Blinken meets Mossad chief amid Israeli 'concerns' over Iran talks
US Secretary of State Antony Blinken met the head of Israel's Mossad intelligence agency and its ambassador to Washington on Thursday, with the Israeli officials expressing "deep concern" over Iran's nuclear activities, the Reuters news agency reported, citing a person familiar with the matter.
The two-hour meeting between Blinken and his team with Mossad chief Yossi Cohen and Israeli Ambassador Gilad Erdan is the latest in a series of high-level communications aimed at allowing Israeli officials to air their grievances while seeking common ground on Iran.
As the officials met in Washington, Cohen said Israeli warplanes "can reach everywhere in the Middle East - and certainly Iran," the Times of Israel reported.

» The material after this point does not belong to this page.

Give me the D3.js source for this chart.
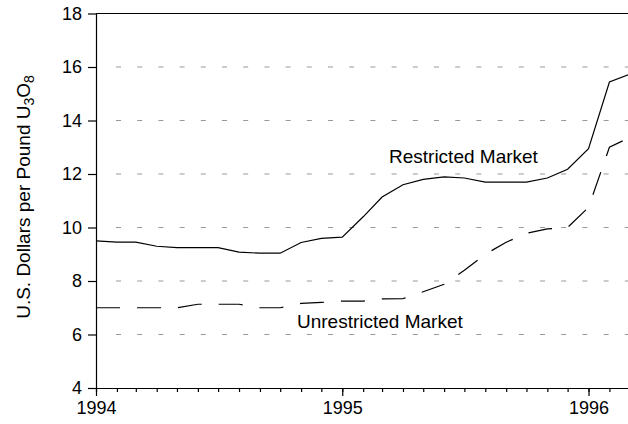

He warned that "a bad deal will send the region spiralling into war. Anyone seeking short-term benefits should be mindful of the longer term. Israel will not allow Iran to attain nuclear arms. Iran has no immunity anywhere," according to the Times of Israel.

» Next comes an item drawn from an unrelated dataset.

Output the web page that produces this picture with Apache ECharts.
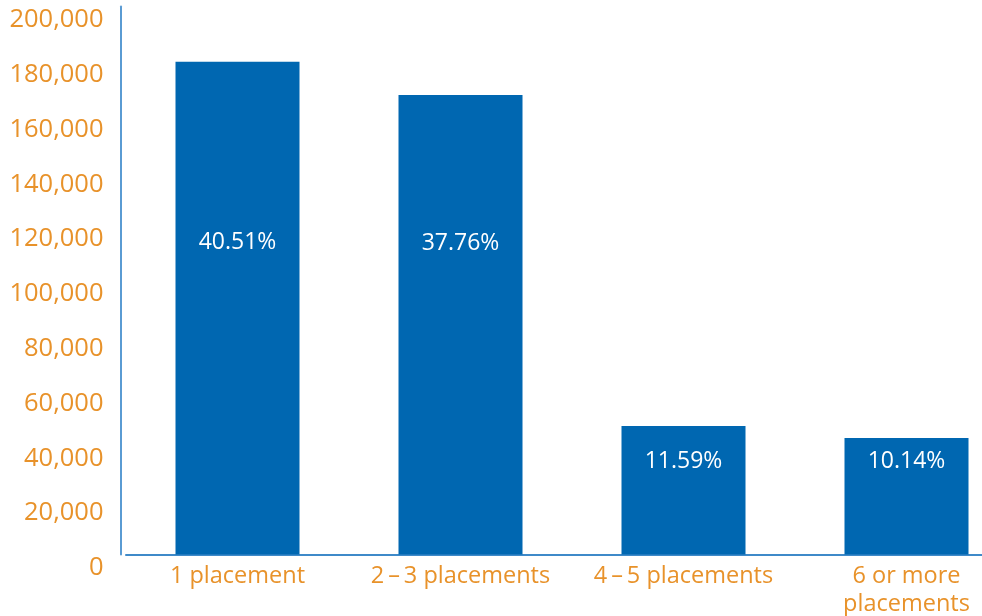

Thursday's meeting followed talks earlier this week between US National Security Advisor Jake Sullivan and his Israeli counterpart, in which the Israeli delegation stressed their "freedom to operate" against Iran as they see fit.
The Biden administration is considering a near wholesale rollback of some of the most stringent sanctions imposed on Iran by the Trump administration in a bid to get Iran to return to compliance with the landmark 2015 nuclear accord, the Associated Press reported on Wednesday.
The Joint Comprehensive Plan of Action (JCPOA) signed by the US, Iran and world powers in 2015 lifted sanctions against Tehran after it scaled back its nuclear programme.
In 2018, the Trump administration withdrew from the nuclear agreement and reimposed crippling sanctions on Tehran. Iran initially continued to abide by the deal but has reduced some of its commitments since 2019.
"Any return to the JCPOA would require sanctions relief, but we are considering removing only those sanctions that are inconsistent with the JCPOA," State Department spokesman Ned Price said on Wednesday.
"Even if we rejoin the JCPOA – which remains a hypothetical – we would retain and continue to implement sanctions on Iran for activities not covered by the JCPOA, including Iran's missile proliferation, support for terrorism, and human rights abuses."
Earlier this month, Iranian officials said they were pushing uranium enrichment to 60 percent purity, up from the 3.67 percent that had been agreed upon in the JCPOA.
The move was in response to an attack at Iran's Natanz nuclear facility that Tehran blamed on Israel.